» Records contained in a dataset
-- start --

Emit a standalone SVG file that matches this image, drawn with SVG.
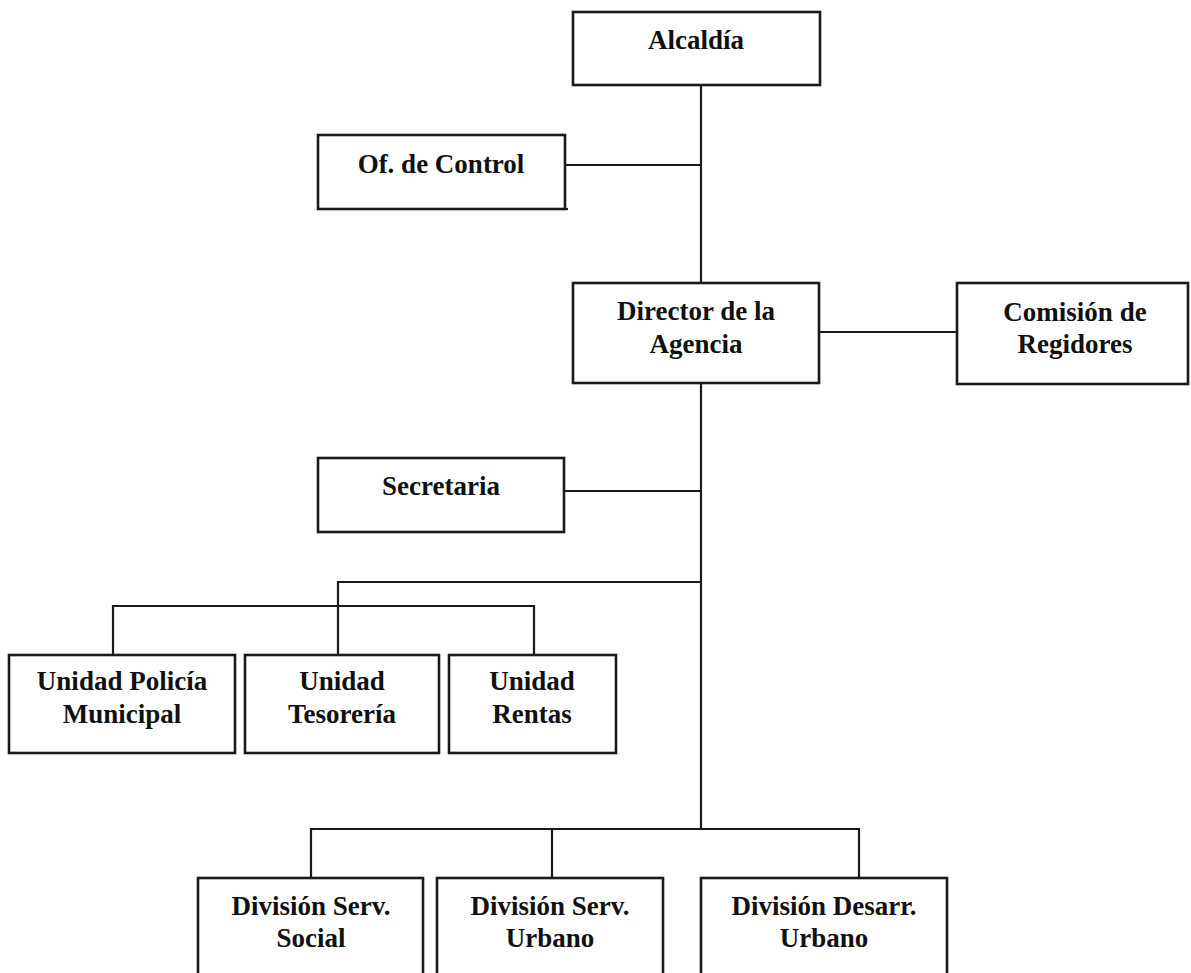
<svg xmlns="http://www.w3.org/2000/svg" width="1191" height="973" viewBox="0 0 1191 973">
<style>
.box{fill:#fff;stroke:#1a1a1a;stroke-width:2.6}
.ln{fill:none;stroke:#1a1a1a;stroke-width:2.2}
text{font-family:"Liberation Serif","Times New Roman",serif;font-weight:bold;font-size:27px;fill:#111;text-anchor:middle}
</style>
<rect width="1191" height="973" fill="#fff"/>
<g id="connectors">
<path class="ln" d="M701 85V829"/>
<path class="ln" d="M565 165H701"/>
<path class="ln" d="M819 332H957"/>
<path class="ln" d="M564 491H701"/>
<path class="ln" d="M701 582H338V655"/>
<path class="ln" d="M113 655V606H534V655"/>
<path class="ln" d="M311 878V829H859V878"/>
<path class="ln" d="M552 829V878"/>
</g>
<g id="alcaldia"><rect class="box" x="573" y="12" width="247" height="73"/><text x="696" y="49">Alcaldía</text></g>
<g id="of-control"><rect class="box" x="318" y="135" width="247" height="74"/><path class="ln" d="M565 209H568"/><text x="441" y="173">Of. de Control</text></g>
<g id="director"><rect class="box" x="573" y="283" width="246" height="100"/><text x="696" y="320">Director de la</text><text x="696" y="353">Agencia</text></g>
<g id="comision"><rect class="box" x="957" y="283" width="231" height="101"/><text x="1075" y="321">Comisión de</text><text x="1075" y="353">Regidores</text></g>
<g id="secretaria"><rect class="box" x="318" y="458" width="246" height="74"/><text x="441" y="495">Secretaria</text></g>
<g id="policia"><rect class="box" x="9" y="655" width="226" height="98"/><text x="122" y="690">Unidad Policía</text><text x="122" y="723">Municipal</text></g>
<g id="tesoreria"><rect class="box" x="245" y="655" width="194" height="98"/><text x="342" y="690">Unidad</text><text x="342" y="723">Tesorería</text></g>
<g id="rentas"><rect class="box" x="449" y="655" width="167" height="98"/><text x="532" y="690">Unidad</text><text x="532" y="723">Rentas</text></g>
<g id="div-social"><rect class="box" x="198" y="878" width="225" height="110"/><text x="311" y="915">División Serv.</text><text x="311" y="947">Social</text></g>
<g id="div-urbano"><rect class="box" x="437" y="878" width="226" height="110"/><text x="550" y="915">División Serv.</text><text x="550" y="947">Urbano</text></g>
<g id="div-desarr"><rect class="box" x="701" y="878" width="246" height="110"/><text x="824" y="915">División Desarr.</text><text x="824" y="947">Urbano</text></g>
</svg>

-- end --
-- start --

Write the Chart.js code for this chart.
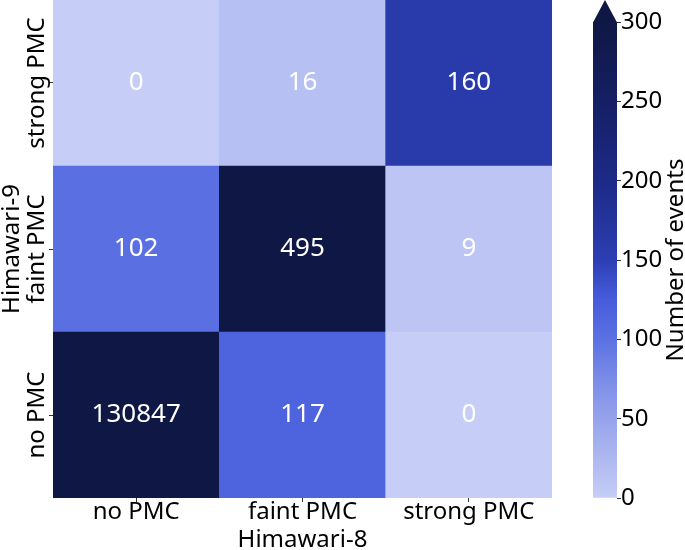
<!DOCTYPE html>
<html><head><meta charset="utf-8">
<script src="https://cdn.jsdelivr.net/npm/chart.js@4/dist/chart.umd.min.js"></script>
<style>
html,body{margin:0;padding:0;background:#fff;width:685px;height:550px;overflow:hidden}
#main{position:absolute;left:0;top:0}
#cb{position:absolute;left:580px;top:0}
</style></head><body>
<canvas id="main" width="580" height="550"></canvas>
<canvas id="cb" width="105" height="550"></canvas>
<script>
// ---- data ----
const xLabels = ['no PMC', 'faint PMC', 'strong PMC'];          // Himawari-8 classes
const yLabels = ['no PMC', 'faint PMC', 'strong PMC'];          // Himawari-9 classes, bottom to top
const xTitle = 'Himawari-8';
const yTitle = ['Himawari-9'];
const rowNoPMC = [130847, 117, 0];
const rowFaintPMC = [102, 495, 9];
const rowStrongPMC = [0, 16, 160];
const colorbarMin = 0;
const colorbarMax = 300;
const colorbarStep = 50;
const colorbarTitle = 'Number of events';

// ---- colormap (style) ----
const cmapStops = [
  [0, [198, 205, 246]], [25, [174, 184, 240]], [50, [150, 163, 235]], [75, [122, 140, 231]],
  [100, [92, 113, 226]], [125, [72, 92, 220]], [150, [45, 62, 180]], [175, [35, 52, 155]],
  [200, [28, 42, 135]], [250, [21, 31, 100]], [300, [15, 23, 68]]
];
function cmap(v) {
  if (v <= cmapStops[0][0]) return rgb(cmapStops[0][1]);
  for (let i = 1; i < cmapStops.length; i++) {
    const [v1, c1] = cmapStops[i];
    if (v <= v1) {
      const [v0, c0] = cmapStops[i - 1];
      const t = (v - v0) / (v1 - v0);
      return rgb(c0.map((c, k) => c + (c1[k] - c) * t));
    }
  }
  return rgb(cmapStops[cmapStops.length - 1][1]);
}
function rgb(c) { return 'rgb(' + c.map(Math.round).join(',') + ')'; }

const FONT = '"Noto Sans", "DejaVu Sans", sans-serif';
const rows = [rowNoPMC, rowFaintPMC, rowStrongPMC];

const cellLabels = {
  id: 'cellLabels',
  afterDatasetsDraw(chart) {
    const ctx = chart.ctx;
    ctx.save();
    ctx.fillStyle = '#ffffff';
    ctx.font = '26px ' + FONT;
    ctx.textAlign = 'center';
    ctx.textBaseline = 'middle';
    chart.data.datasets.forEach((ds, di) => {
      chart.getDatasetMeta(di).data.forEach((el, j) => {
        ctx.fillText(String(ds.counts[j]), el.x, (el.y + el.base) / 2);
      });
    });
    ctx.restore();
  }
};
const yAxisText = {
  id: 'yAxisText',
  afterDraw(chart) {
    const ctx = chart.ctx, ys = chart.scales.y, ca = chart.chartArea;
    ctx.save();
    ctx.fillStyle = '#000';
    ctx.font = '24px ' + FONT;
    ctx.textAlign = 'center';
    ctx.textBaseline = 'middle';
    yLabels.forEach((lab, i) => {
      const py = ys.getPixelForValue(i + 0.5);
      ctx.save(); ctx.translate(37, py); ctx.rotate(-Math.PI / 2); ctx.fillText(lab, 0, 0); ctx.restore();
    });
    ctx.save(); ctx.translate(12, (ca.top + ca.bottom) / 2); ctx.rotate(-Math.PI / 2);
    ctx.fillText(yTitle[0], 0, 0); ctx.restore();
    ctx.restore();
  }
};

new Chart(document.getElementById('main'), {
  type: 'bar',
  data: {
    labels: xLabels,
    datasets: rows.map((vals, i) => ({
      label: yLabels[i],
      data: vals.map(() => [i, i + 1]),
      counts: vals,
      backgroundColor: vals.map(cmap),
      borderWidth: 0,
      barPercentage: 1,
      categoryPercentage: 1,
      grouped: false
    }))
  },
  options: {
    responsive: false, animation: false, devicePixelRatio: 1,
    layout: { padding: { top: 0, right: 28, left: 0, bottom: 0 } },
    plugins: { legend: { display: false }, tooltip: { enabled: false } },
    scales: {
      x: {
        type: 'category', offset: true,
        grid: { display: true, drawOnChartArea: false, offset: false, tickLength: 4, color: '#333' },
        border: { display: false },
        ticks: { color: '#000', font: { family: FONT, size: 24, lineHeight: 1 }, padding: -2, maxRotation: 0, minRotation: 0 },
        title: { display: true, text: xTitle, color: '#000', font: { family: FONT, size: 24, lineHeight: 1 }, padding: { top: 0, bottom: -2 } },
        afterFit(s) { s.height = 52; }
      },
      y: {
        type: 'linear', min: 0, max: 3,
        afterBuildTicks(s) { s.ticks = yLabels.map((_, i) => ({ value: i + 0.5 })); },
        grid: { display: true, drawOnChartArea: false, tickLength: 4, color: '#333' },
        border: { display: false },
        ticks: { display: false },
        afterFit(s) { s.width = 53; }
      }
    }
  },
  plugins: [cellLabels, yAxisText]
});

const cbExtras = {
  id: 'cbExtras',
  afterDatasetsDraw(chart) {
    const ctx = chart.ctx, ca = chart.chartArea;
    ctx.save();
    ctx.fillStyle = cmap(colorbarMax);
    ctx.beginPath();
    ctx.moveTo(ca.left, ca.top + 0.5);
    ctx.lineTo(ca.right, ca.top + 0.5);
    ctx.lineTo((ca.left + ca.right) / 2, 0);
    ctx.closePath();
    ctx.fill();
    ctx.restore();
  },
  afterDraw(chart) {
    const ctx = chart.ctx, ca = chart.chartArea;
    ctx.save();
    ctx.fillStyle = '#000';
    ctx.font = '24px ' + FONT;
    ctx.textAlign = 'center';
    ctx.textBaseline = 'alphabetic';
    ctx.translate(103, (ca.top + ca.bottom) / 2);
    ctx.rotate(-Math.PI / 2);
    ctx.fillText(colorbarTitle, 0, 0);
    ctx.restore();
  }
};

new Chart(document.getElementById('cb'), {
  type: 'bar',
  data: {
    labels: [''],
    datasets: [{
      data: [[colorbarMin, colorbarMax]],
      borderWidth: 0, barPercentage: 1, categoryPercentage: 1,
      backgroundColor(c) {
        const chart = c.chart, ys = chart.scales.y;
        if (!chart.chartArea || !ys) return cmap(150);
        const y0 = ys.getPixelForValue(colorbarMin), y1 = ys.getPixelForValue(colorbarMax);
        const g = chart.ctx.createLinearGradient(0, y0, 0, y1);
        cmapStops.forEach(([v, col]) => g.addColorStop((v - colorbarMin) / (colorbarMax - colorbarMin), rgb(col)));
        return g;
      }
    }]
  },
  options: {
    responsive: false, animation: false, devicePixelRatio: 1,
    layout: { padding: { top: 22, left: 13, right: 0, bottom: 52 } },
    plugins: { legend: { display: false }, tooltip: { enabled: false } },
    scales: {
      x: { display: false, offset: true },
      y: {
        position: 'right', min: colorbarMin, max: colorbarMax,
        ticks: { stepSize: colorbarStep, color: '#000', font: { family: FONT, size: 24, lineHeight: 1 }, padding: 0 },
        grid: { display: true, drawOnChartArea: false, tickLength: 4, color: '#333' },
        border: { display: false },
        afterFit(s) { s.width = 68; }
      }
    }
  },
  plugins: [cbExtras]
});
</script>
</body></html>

-- end --

» Your objective
Every line containing the string "this" must be listed.

» Task output
Emit a standalone SVG file that matches this image, drawn with SVG.
Write the Chart.js code for this chart.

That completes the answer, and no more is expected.